The most effective platform selection framework uses weighted criteria across six dimensions: subscription process complexity, finance governance requirements, ecosystem alignment, implementation capacity, interoperability needs, and growth model uncertainty. If the business expects acquisitions, international expansion, or tighter compliance demands, SAP often gains strategic advantage. If the business expects rapid packaging changes, business-led automation, and strong dependence on Microsoft collaboration and analytics tools, Dynamics often becomes more attractive.
- Select SAP when enterprise control, global standardization, and finance governance outweigh the need for rapid local workflow adaptation.
- Select Dynamics when business agility, Microsoft ecosystem integration, and phased cloud ERP modernization are the primary decision drivers.

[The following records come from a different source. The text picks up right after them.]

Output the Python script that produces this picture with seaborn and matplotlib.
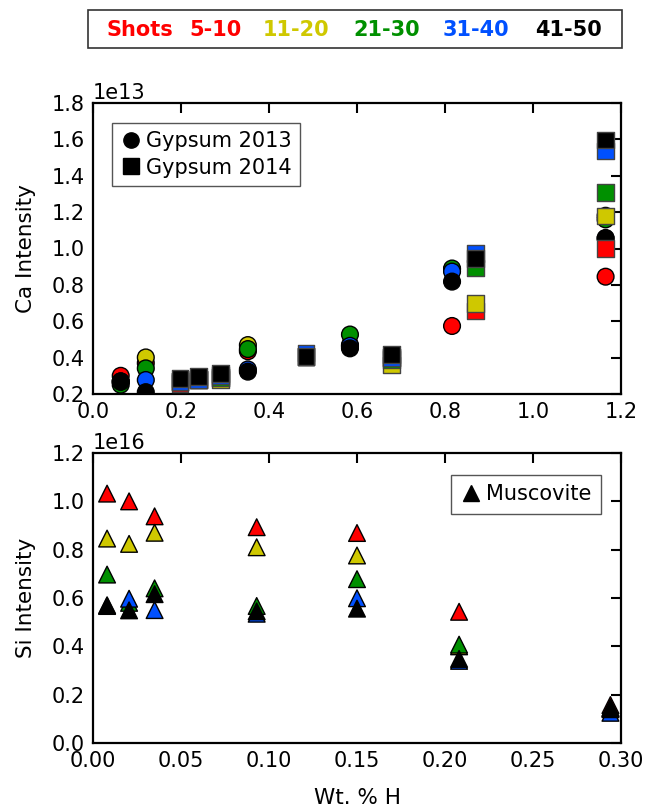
import numpy as np
import pandas as pd
import matplotlib
matplotlib.use("Agg")
import matplotlib.pyplot as plt
import seaborn as sns
from matplotlib.lines import Line2D
from matplotlib.patches import Rectangle

# ---------------- data ----------------
shots = ["5-10", "11-20", "21-30", "31-40", "41-50"]
colors = ["#ff0000", "#cfc800", "#009000", "#0050ff", "#000000"]

# Gypsum 2013 (circles), Ca intensity in units of 1e13
g13_x = [0.063, 0.12, 0.352, 0.584, 0.816, 1.165]
g13_red = [0.300, 0.370, 0.435, 0.460, 0.574, 0.845]
g13_yellow = [0.270, 0.401, 0.469, 0.470, 0.885, 1.180]
g13_green = [0.251, 0.341, 0.447, 0.527, 0.890, 1.160]
g13_blue = [0.268, 0.277, 0.335, 0.465, 0.873, 1.058]
g13_black = [0.268, 0.210, 0.323, 0.451, 0.818, 1.055]

# Gypsum 2014 (squares), Ca intensity in units of 1e13
g14_x = [0.198, 0.24, 0.29, 0.484, 0.679, 0.870, 1.165]
g14_red = [0.256, 0.280, 0.290, 0.405, 0.400, 0.657, 1.001]
g14_yellow = [0.270, 0.280, 0.280, 0.405, 0.360, 0.697, 1.179]
g14_green = [0.270, 0.280, 0.290, 0.405, 0.390, 0.893, 1.309]
g14_blue = [0.270, 0.278, 0.300, 0.425, 0.400, 0.973, 1.536]
g14_black = [0.285, 0.295, 0.313, 0.406, 0.416, 0.947, 1.597]

# Muscovite (triangles), Si intensity in units of 1e16
mu_x = [0.008, 0.0205, 0.035, 0.093, 0.15, 0.208, 0.294]
mu_red = [1.032, 1.000, 0.938, 0.893, 0.869, 0.543, 0.157]
mu_yellow = [0.846, 0.824, 0.870, 0.810, 0.776, 0.400, 0.145]
mu_green = [0.697, 0.580, 0.640, 0.567, 0.678, 0.407, 0.145]
mu_blue = [0.570, 0.597, 0.550, 0.535, 0.599, 0.340, 0.125]
mu_black = [0.567, 0.549, 0.616, 0.545, 0.556, 0.348, 0.140]

key_labels = ["Shots"] + shots

CA_SCALE = 1e13
SI_SCALE = 1e16


def long_df(x, series, scale):
    rows = []
    for shot, vals in zip(shots, series):
        for xv, yv in zip(x, vals):
            rows.append({"x": xv, "y": yv * scale, "shots": shot})
    return pd.DataFrame(rows)


df13 = long_df(g13_x, [g13_red, g13_yellow, g13_green, g13_blue, g13_black], CA_SCALE)
df14 = long_df(g14_x, [g14_red, g14_yellow, g14_green, g14_blue, g14_black], CA_SCALE)
dfmu = long_df(mu_x, [mu_red, mu_yellow, mu_green, mu_blue, mu_black], SI_SCALE)

# ---------------- style ----------------
sns.set_style("white")
TICK_FS = 15
LABEL_FS = 15.5
LEG_FS = 15
plt.rcParams.update({
    "font.family": ["DejaVu Sans"],
    "font.size": TICK_FS,
    "axes.linewidth": 1.6,
    "xtick.labelsize": TICK_FS,
    "ytick.labelsize": TICK_FS,
    "axes.labelsize": LABEL_FS,
    "axes.edgecolor": "black",
    "xtick.color": "black",
    "ytick.color": "black",
    "text.color": "black",
    "axes.labelcolor": "black",
})

fig = plt.figure(figsize=(6.48, 8.09), dpi=100)
W, H = 648, 809
ax1 = fig.add_axes([93 / W, 1 - 394 / H, (621 - 93) / W, (394 - 103) / H])
ax2 = fig.add_axes([93 / W, 1 - 743 / H, (621 - 93) / W, (743 - 453) / H])

pal = dict(zip(shots, colors))
S = 145

sns.scatterplot(data=df13, x="x", y="y", hue="shots", palette=pal, marker="o",
                s=S, edgecolor="black", linewidth=1.0, legend=False, ax=ax1, zorder=3)
sns.scatterplot(data=df14, x="x", y="y", hue="shots", palette=pal, marker="s",
                s=S, edgecolor="#444444", linewidth=1.0, legend=False, ax=ax1, zorder=4)
sns.scatterplot(data=dfmu, x="x", y="y", hue="shots", palette=pal, marker="^",
                s=S, edgecolor="black", linewidth=1.0, legend=False, ax=ax2, zorder=3)

ax1.set_xlim(0, 1.2)
ax1.set_ylim(0.2e13, 1.8e13)
ax1.set_xticks(np.arange(0, 1.21, 0.2))
ax1.set_yticks(np.arange(0.2e13, 1.81e13, 0.2e13))
ax1.set_xlabel("")
ax1.set_ylabel("Ca Intensity", fontsize=LABEL_FS, labelpad=11)

ax2.set_xlim(0, 0.30)
ax2.set_ylim(0, 1.2e16)
ax2.set_xticks(np.arange(0, 0.301, 0.05))
ax2.set_yticks(np.arange(0, 1.21e16, 0.2e16))
ax2.set_xlabel("Wt. % H", fontsize=LABEL_FS, labelpad=12)
ax2.set_ylabel("Si Intensity", fontsize=LABEL_FS, labelpad=11)

for ax in (ax1, ax2):
    for sp in ax.spines.values():
        sp.set_visible(True)
        sp.set_color("black")
        sp.set_linewidth(1.6)
    ax.tick_params(which="both", direction="in", top=True, right=True,
                   length=7, width=1.5, pad=6, labelsize=TICK_FS)
    ax.yaxis.get_offset_text().set_fontsize(TICK_FS)

# legends
h13 = Line2D([], [], marker="o", color="black", linestyle="none", markersize=11)
h14 = Line2D([], [], marker="s", color="black", linestyle="none", markersize=11)
leg1 = ax1.legend([h13, h14], ["Gypsum 2013", "Gypsum 2014"], loc="upper left",
                  bbox_to_anchor=(0.036, 0.931), borderaxespad=0, fontsize=LEG_FS,
                  handlelength=1.0, handletextpad=0.25, labelspacing=0.3,
                  borderpad=0.4, fancybox=False, framealpha=1)
leg1.get_frame().set_edgecolor("#555555")
leg1.get_frame().set_linewidth(1.0)

hmu = Line2D([], [], marker="^", color="black", linestyle="none", markersize=12)
leg2 = ax2.legend([hmu], ["Muscovite"], loc="upper right",
                  bbox_to_anchor=(0.962, 0.924), borderaxespad=0, fontsize=LEG_FS,
                  handlelength=1.0, handletextpad=0.25, borderpad=0.45,
                  fancybox=False, framealpha=1)
leg2.get_frame().set_edgecolor("#555555")
leg2.get_frame().set_linewidth(1.0)

# top colour key (box with coloured bold labels)
fig.patches.append(Rectangle((88 / W, 1 - 48 / H), (622 - 88) / W, (48 - 10) / H,
                             transform=fig.transFigure, facecolor="white",
                             edgecolor="#333333", linewidth=1.2))
key_x = [106, 189, 263, 353, 443, 535]
key_cols = [colors[0]] + colors
for lab, xx, cc in zip(key_labels, key_x, key_cols):
    fig.text(xx / W, 1 - 29.5 / H, lab, color=cc, fontsize=15, fontweight="bold",
             ha="left", va="center")

fig.savefig("out.png", dpi=100)
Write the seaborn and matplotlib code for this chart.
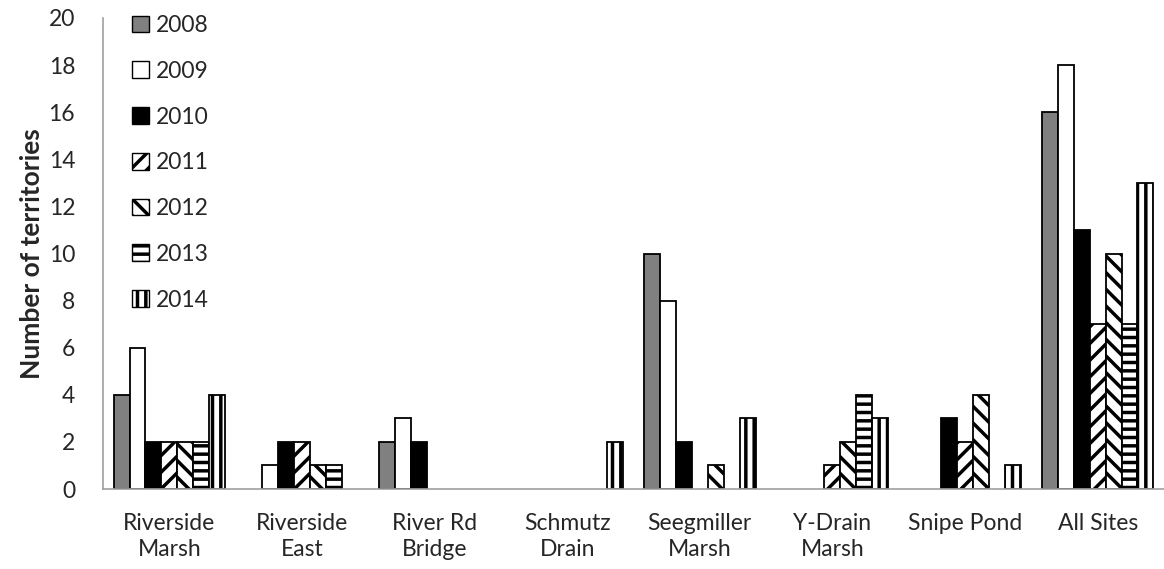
import matplotlib
matplotlib.use("Agg")
import matplotlib.pyplot as plt
from matplotlib.patches import Patch
import pandas as pd
import seaborn as sns

sites = ["Riverside\nMarsh", "Riverside\nEast", "River Rd\nBridge", "Schmutz\nDrain",
         "Seegmiller\nMarsh", "Y-Drain\nMarsh", "Snipe Pond", "All Sites"]
years = ["2008", "2009", "2010", "2011", "2012", "2013", "2014"]

y2008 = [4, 0, 2, 0, 10, 0, 0, 16]
y2009 = [6, 1, 3, 0, 8, 0, 0, 18]
y2010 = [2, 2, 2, 0, 2, 0, 3, 11]
y2011 = [2, 2, 0, 0, 0, 1, 2, 7]
y2012 = [2, 1, 0, 0, 1, 2, 4, 10]
y2013 = [2, 1, 0, 0, 0, 4, 0, 7]
y2014 = [4, 0, 0, 2, 3, 3, 1, 13]
series = [y2008, y2009, y2010, y2011, y2012, y2013, y2014]

colors = ["#808080", "white", "black", "white", "white", "white", "white"]
hatches = ["", "", "", "//", "\\\\", "--", "||"]

rows = []
for yr, vals in zip(years, series):
    for s, v in zip(sites, vals):
        rows.append({"site": s, "year": yr, "value": v})
df = pd.DataFrame(rows)

sns.set_theme(style="white")
plt.rcParams["font.family"] = ["Lato", "DejaVu Sans"]
plt.rcParams["hatch.linewidth"] = 2.5

fig = plt.figure(figsize=(11.64, 5.69), dpi=100)
ax = fig.add_axes([103 / 1164, 1 - 489 / 569, 1 - 103 / 1164, (489 - 18) / 569])

sns.barplot(data=df, x="site", y="value", hue="year", palette=colors,
            width=0.84, gap=0, ax=ax, legend=False, saturation=1,
            edgecolor="black", linewidth=1.3)

# hatch the patterned years, hide empty bars
for cont, h in zip(ax.containers, hatches):
    for bar in cont:
        bar.set_hatch(h)
        if bar.get_height() == 0:
            bar.set_linewidth(0)
            bar.set_hatch("")

fs = 16.5
ax.set_ylim(0, 20)
ax.set_xlim(-0.5, 7.5)
ax.set_yticks(range(0, 21, 2))
ax.set_xticks([i - 0.5 for i in range(9)])
ax.set_xticklabels([])
ax.set_xticks(range(8), minor=True)
ax.set_xticklabels(sites, minor=True, fontsize=fs, linespacing=1.3)
ax.tick_params(axis="x", which="minor", length=0, pad=17)
ax.tick_params(axis="x", which="major", length=8, color="#a0a0a0", width=1.2)
ax.tick_params(axis="y", length=5, color="#a0a0a0", width=1.2, labelsize=fs, pad=15)
ax.set_xlabel("")
ax.set_ylabel("Number of territories", fontsize=19, fontweight="bold", labelpad=3)

for side in ["top", "right"]:
    ax.spines[side].set_visible(False)
for side in ["left", "bottom"]:
    ax.spines[side].set_color("#a0a0a0")
    ax.spines[side].set_linewidth(1.2)

handles = [Patch(facecolor=c, edgecolor="black", hatch=h, linewidth=1.0)
           for c, h in zip(colors, hatches)]
ax.legend(handles, years, loc="upper left", bbox_to_anchor=(0.008, 1.05),
          frameon=False, fontsize=fs, handlelength=0.75, handleheight=0.75,
          handletextpad=0.3, labelspacing=1.08)

fig.savefig("out.png", dpi=100)
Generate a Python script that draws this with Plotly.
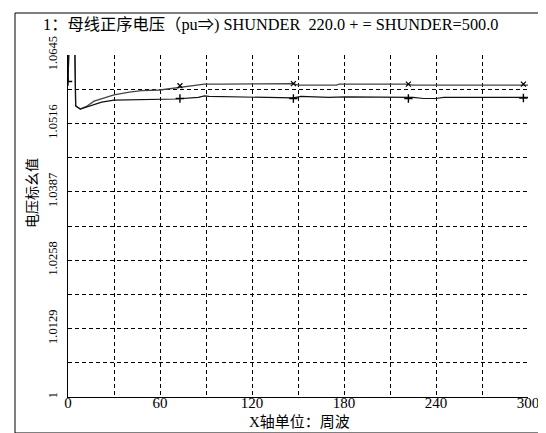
import plotly.graph_objects as go

# Upper curve (x markers)
t_upper = [0, 0.5, 4.5, 5, 8, 12, 17, 25, 30, 40, 48, 60, 70, 77, 89, 100, 120, 140, 147, 150, 175, 177, 220, 225, 300]
v_upper = [1.0595, 1.0647, 1.0647, 1.0549, 1.0543, 1.0548, 1.0558, 1.0566, 1.0570, 1.0575, 1.0578, 1.0579,
           1.0583, 1.0586, 1.0590, 1.0590, 1.0590, 1.0590, 1.0591, 1.0588, 1.0588, 1.0590, 1.0590, 1.0588, 1.0588]
# Lower curve (+ markers)
t_lower = [0, 0.5, 4.5, 5, 8, 12, 17, 22, 30, 50, 70, 85, 89, 92, 110, 130, 147, 152, 170, 181, 225, 232, 240, 245, 300]
v_lower = [1.0595, 1.0647, 1.0647, 1.0549, 1.0543, 1.0547, 1.0551, 1.0556, 1.0560, 1.0561, 1.0562, 1.0565,
           1.0568, 1.0567, 1.0566, 1.0565, 1.0564, 1.0567, 1.0565, 1.0566, 1.0565, 1.0563, 1.0563, 1.0565, 1.0565]
# marker points
tm_upper = [73, 147, 222, 297]
vm_upper = [1.0587, 1.0591, 1.0590, 1.0590]
tm_lower = [0, 73, 147, 222, 297]
vm_lower = [1.0595, 1.0563, 1.0563, 1.0563, 1.0564]

x_tickvals = [0, 30, 60, 90, 120, 150, 180, 210, 240, 270, 300]
x_ticktext = ["0", "", "60", "", "120", "", "180", "", "240", "", "300"]
y_tickvals = [1, 1.00645, 1.0129, 1.01935, 1.0258, 1.03225, 1.0387, 1.04515, 1.0516, 1.05805, 1.0645]
y_ticktext = ["1", "", "1.0129", "", "1.0258", "", "1.0387", "", "1.0516", "", "1.0645"]

FONT = "Liberation Serif, Noto Sans CJK SC, serif"

fig = go.Figure()
fig.add_trace(go.Scatter(x=t_upper, y=v_upper, mode="lines", line=dict(color="#444444", width=1.3), showlegend=False))
fig.add_trace(go.Scatter(x=t_lower, y=v_lower, mode="lines", line=dict(color="#111111", width=1.2), showlegend=False))
fig.add_trace(go.Scatter(x=tm_upper, y=vm_upper, mode="markers",
                         marker=dict(symbol="x-thin", size=5, line=dict(width=1.2, color="black")), showlegend=False))
fig.add_trace(go.Scatter(x=tm_lower, y=vm_lower, mode="markers",
                         marker=dict(symbol="cross-thin", size=6, line=dict(width=1.4, color="black")), showlegend=False))

L, R, T, B = 60, 26, 47, 44
W, H = 546, 433
pw, ph = W - L - R, H - T - B

def px(x):
    return (x - L) / pw

def py(y):
    return (H - B - y) / ph

fig.update_layout(
    width=W, height=H,
    margin=dict(l=L, r=R, t=T, b=B),
    paper_bgcolor="white", plot_bgcolor="white",
    font=dict(family=FONT, color="black", size=14),
    xaxis=dict(range=[0, 300], tickmode="array", tickvals=x_tickvals, ticktext=x_ticktext,
               showgrid=True, gridcolor="black", griddash="4px,3px", gridwidth=1,
               showline=True, linecolor="black", linewidth=1.2, zeroline=False, ticks="", ticklen=0,
               ticklabelstandoff=-8, tickfont=dict(size=15, family=FONT)),
    yaxis=dict(range=[1, 1.0645], tickmode="array", tickvals=y_tickvals, ticktext=y_ticktext,
               showgrid=True, gridcolor="black", griddash="4px,3px", gridwidth=1,
               showline=True, linecolor="black", linewidth=1.2, zeroline=False, ticks="", ticklen=0,
               ticklabelstandoff=5, tickangle=-90, tickfont=dict(size=12.5, family=FONT)),
    shapes=[dict(type="rect", xref="paper", yref="paper", x0=px(7), x1=px(539), y0=py(425), y1=py(5),
                 line=dict(color="black", width=1))],
    annotations=[
        dict(text="1：母线正序电压（pu⇒) SHUNDER  220.0 + = SHUNDER=500.0", xref="paper", yref="paper",
             x=px(33), y=py(17), xanchor="left", yanchor="middle", showarrow=False,
             font=dict(size=16.3, family=FONT)),
        dict(text="X轴单位：周波", xref="paper", yref="paper", x=px(291), y=py(414),
             xanchor="center", yanchor="middle", showarrow=False, font=dict(size=15, family=FONT)),
        dict(text="电压标幺值", xref="paper", yref="paper", x=px(24), y=py(185),
             xanchor="center", yanchor="middle", textangle=-90, showarrow=False, font=dict(size=14, family=FONT)),
    ],
)

fig.write_html("out.html")
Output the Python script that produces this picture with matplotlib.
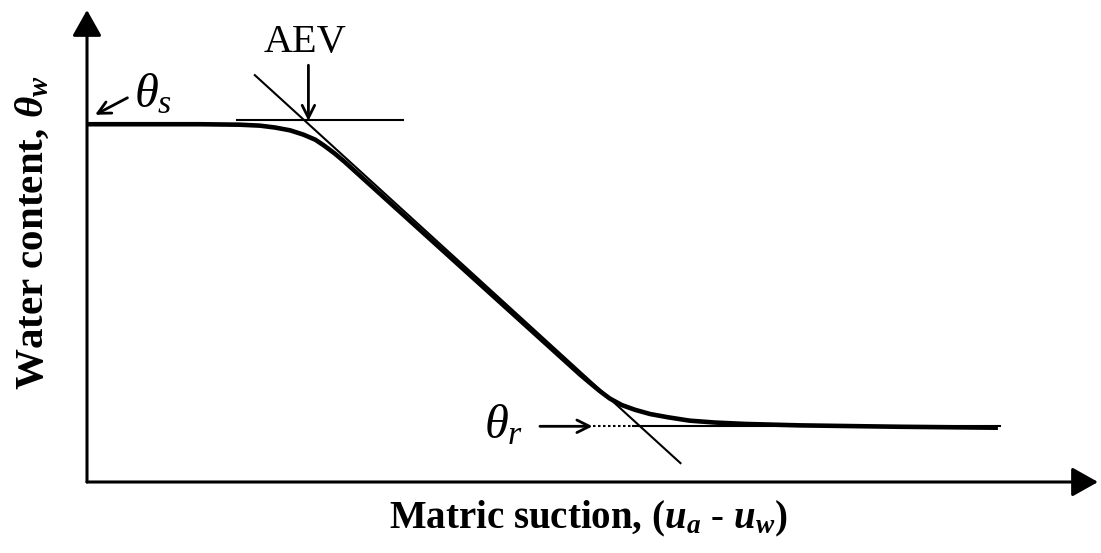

- Require both vendors and implementation partners to demonstrate end-to-end subscription scenarios, not isolated finance or billing demos.
- Model five-year TCO including integrations, reporting architecture, adjacent applications, support overhead, and release governance costs.
- Assess operational resilience by testing exception handling, auditability, role security, and continuity across quote-to-cash and revenue processes.
For most enterprises, the decisive factor is not whether SAP or Dynamics can support subscription business management in principle. It is whether the chosen platform can support the organization's target operating model with acceptable complexity, sustainable governance, and credible economics over time. That is the difference between a software purchase and a strategic ERP modernization decision.